Chapter 16 – Database concepts
Relationships between entities
The different entities in a system may be linked in some way, and the two entities are said to be related.
There are only three different ‘degrees’ of relationship between two entities.
A relationship may be
1. One-to-one
Examples of such a relationship include the relationship between Husband and Wife, Country and Prime Minister.
- One-to-many
Examples include the relationship between Mother and Child, Customer and Order, Borrower and Library Book. - Many-to-many
Examples include the relationship between Student and Course, Stock Item and Supplier, Film and Actor.
Chapter 16 – Database concepts
Entity relationship modelling
The relationship between entities can be modelled graphically. An entity relationship diagram is a diagrammatic way of representing the relationships between the entities in a database. To show the relationship between two entities, both the degree and the name of the relationship need to be specified.

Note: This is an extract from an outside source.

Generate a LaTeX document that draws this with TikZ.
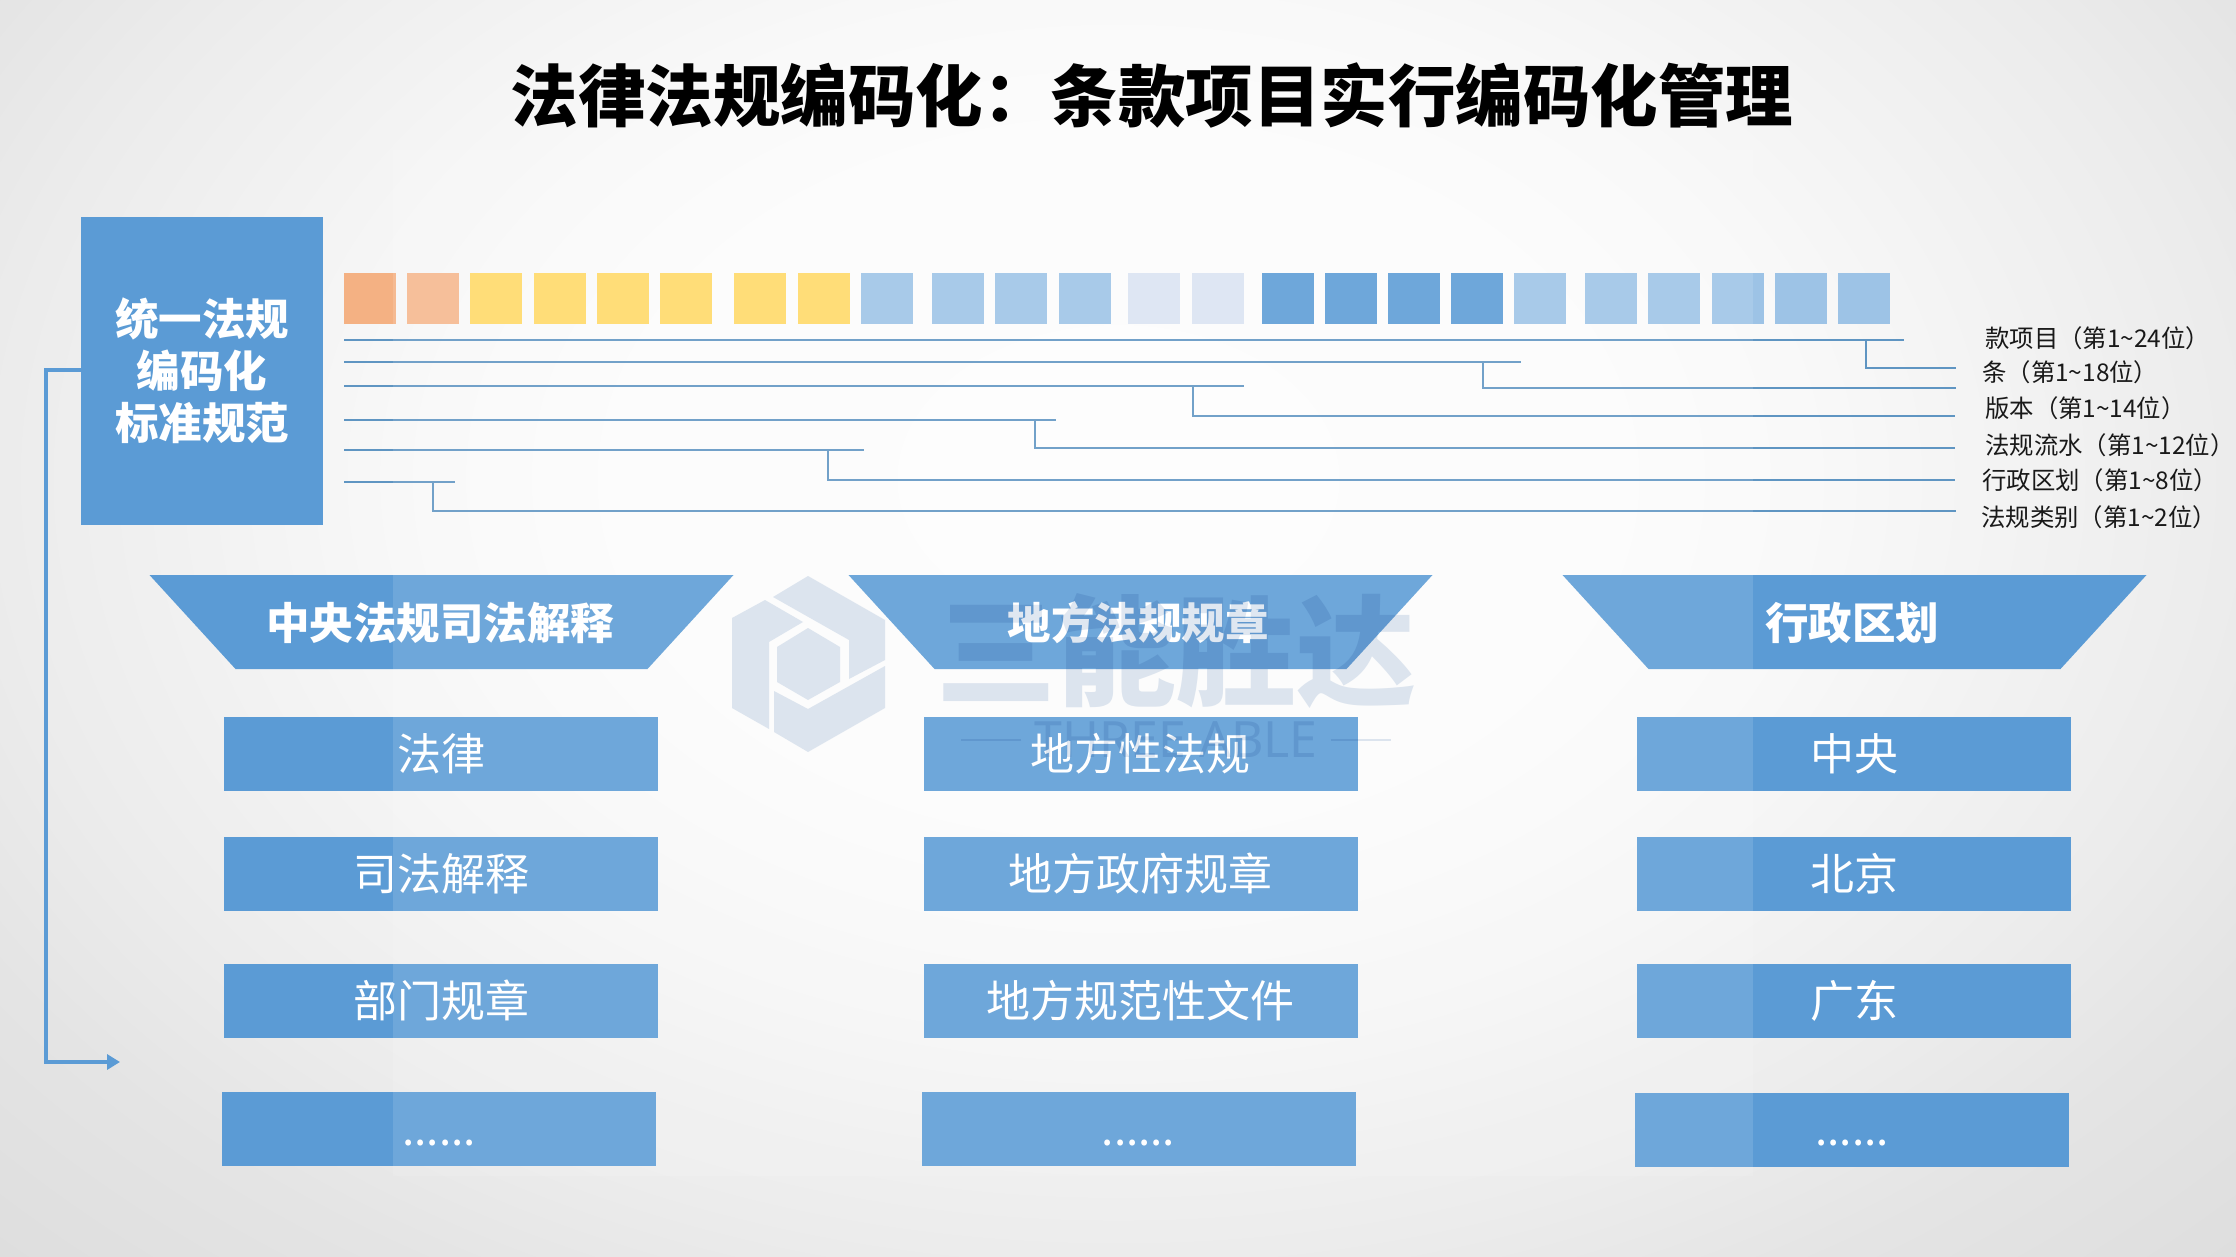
\documentclass[tikz,border=0pt]{standalone}
\usepackage{xcolor}
\usepackage{fontspec}
\setmainfont{Noto Sans CJK SC}
\newfontfamily\latinfont{Noto Sans}
\newfontfamily\heavyfont{Noto Sans CJK SC Black}
\usetikzlibrary{arrows.meta,calc,positioning}
\definecolor{barblue}{HTML}{5B9BD5}
\definecolor{linkblue}{HTML}{5F95C2}
\definecolor{cellorange}{HTML}{F4B183}
\definecolor{cellyellow}{HTML}{FFD966}
\definecolor{cellmid}{HTML}{9DC3E6}
\definecolor{cellpale}{HTML}{DAE3F2}
\definecolor{markblue}{HTML}{DFE7F1}
\pgfdeclareradialshading{pagebg}{\pgfpoint{0bp}{0bp}}{color(0bp)=(white!99.2!black); color(11bp)=(white!98.8!black); color(15.5bp)=(white!97.6!black); color(25bp)=(white!92.5!black); color(29.5bp)=(white!89.5!black); color(35.5bp)=(white!87!black); color(50bp)=(white!87!black)}
\tikzset{
    codecell/.style={minimum width=52pt,minimum height=51pt,inner sep=0pt},
    codeline/.style={linkblue,line width=2.4pt},
    ruleitem/.style={fill=barblue,minimum width=434pt,minimum height=74pt,inner sep=0pt,text=white,
        font=\fontsize{44}{50}\selectfont,text height=37pt,text depth=5pt},
    rulehead/.style={text=white,font=\fontsize{43.5}{50}\selectfont\bfseries,inner sep=0pt},
    codelabel/.style={anchor=west,inner sep=0pt,text=black!90,font=\fontsize{24.4}{30}\selectfont},
    markpart/.style={fill=markblue,draw=none},
}

\begin{document}
\begin{tikzpicture}[x=1pt,y=-1pt]
    \useasboundingbox (0,0) rectangle (2236,1257);
    \shade[shading=pagebg] (0,-300) rectangle (2236,1257);

    \node[font=\fontsize{67.5}{78}\selectfont\bfseries,inner sep=0pt] (pagetitle) at (1152,95) {法律法规编码化：条款项目实行编码化管理};

    \node[fill=barblue,minimum width=242pt,minimum height=308pt,inner sep=0pt,text=white,align=center,
        font=\fontsize{43.5}{52}\selectfont\bfseries] (stdbox) at (202,371) {统一法规\\编码化\\标准规范};

    % 24 code cells
    \foreach \xa/\cellcol [count=\n] in {344/cellorange,407/cellorange!92!white,470/cellyellow,534/cellyellow,597/cellyellow,660/cellyellow,
        734/cellyellow,798/cellyellow,861/cellmid,932/cellmid,995/cellmid,1059/cellmid,1128/cellpale,1192/cellpale,
        1262/barblue,1325/barblue,1388/barblue,1451/barblue,1514/cellmid,1585/cellmid,1648/cellmid,1712/cellmid,1775/cellmid,1838/cellmid}
        \node[codecell,fill=\cellcol,anchor=north west] (cell\n) at (\xa,273) {};

    % code ranges
    \foreach \nm/\ya/\xb/\xc/\yb/\xd in {a/340/1904/1866/368/1956,b/362/1521/1483/388/1956,c/386/1244/1193/416/1955,
        d/420/1056/1035/448/1955,e/450/864/828/480/1955,f/482/455/433/511/1956}{
        \coordinate (start\nm) at (344,\ya);
        \coordinate (stop\nm) at (\xb,\ya);
        \coordinate (drop\nm) at (\xc,\ya);
        \coordinate (tail\nm) at (\xd,\yb);
        \draw[codeline] (start\nm) -- (stop\nm);
        \draw[codeline] (drop\nm) |- (tail\nm);
    }

    \node[codelabel] (labela) at (1985,338) {款项目（第1\textasciitilde 24位）};
    \node[codelabel] (labelb) at (1982,372) {条（第1\textasciitilde 18位）};
    \node[codelabel] (labelc) at (1985,408) {版本（第1\textasciitilde 14位）};
    \node[codelabel] (labeld) at (1985,445) {法规流水（第1\textasciitilde 12位）};
    \node[codelabel] (labele) at (1982,480) {行政区划（第1\textasciitilde 8位）};
    \node[codelabel] (labelf) at (1981,517) {法规类别（第1\textasciitilde 2位）};

    \foreach \cx in {441.5,1140.5,1854.5}
        \fill[barblue] (\cx-292,575) -- (\cx+292,575) -- (\cx+206,669) -- (\cx-206,669) -- cycle;
    \node[rulehead] (headcentral) at (440,623) {中央法规司法解释};
    \node[rulehead] (headlocal) at (1138,623) {地方法规规章};
    \node[rulehead] (headarea) at (1852,623) {行政区划};

    \node[ruleitem] (lawa) at (441,754) {法律};
    \node[ruleitem] (lawb) at (441,874) {司法解释};
    \node[ruleitem] (lawc) at (441,1001) {部门规章};
    \node[ruleitem] (lawd) at (439,1129) {......};
    \node[ruleitem] (locala) at (1140.5,754) {地方性法规};
    \node[ruleitem] (localb) at (1140.5,874) {地方政府规章};
    \node[ruleitem] (localc) at (1140.5,1001) {地方规范性文件};
    \node[ruleitem] (locald) at (1138.5,1129) {......};
    \node[ruleitem] (areaa) at (1854,754) {中央};
    \node[ruleitem] (areab) at (1854,874) {北京};
    \node[ruleitem] (areac) at (1854,1001) {广东};
    \node[ruleitem] (aread) at (1852,1129.5) {......};

    % pale panel over the middle
    \fill[white,opacity=0.12] (393,150) rectangle (1753,1176);

    \coordinate (bendtop) at (46,370);
    \coordinate (arrowend) at (120,1062);
    \draw[barblue,line width=3.4pt,-{Triangle[length=13pt,width=15pt]}] (stdbox.west |- bendtop) -- (bendtop) |- (arrowend);

    % watermark
    \begin{scope}[blend mode=multiply]
        \fill[markpart] (808,576) -- (885,620) -- (885,660) -- (849,679) -- (849,640) -- (773,597) -- cycle;
        \fill[markpart] (765,600) -- (803,622) -- (769,642) -- (769,729) -- (732,708) -- (732,618) -- cycle;
        \fill[markpart] (808,628) -- (840,647) -- (840,682) -- (808,700) -- (777,682) -- (777,647) -- cycle;
        \fill[markpart] (774,691) -- (808,709) -- (885,666) -- (885,708) -- (808,752) -- (774,732) -- cycle;
        \node[text=markblue,inner sep=0pt,font=\heavyfont\fontsize{120}{130}\selectfont] (markname) at (1176,651) {三能胜达};
        \node[text=markblue,inner sep=0pt,font=\latinfont\fontsize{50}{50}\selectfont] (markeng) at (1176,740) {THREE ABLE};
        \draw[markblue,line width=2pt] (markeng.west) ++(-13,0) -- ++(-60,0);
        \draw[markblue,line width=2pt] (markeng.east) ++(13,0) -- ++(60,0);
    \end{scope}
\end{tikzpicture}
\end{document}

Chapter 16 – Database concepts
The concept of a relational database
In a relational database, a separate table is created for each entity identified in the system. Where a relationship exists between entities, an extra field called a foreign key links the two tables.
Chapter 16 – Database concepts
Foreign key
A foreign key is an attribute that creates a join between two tables. It is the attribute that is common to both tables, and the primary key in one table is the foreign key in the table to which it is linked.
Example: In the one-to-many relationship between Dentist and Patient, the entity on the ‘many’ side of the relationship will have DentistID as an extra attribute. .
Chapter 16 – Database concepts
Linking tables in a many-to-many relationship
When there is a many-to-many relationship between two entities, tables cannot be directly linked in this way.
For example, consider the relationship between Student and Course. A student takes many courses, and the same course is taken by many students.
In this case, an extra table is needed to link the Student and Course tables. We could call this StudentCourse, or Enrolment, for example.
The three tables will now have attributes something like those shown below:
Student (StudentID, Name, Address)
Enrolment (StudentID, CourseID)
Course (CourseID, Subject, Level)
Chapter 16 – Database concepts
Composite key
In this data model, the table linking Student and Course has two foreign keys, each linking to one of the two main tables. The two foreign keys also act as the primary key of this table. A primary key which consists of more than one attribute is called a composite primary key.
Chapter 16 – Database concepts
Drawing an entity relationship diagram
A database system will frequently involve many different entities linked to each other, and an entity relationship diagram can be drawn to show all the relationships.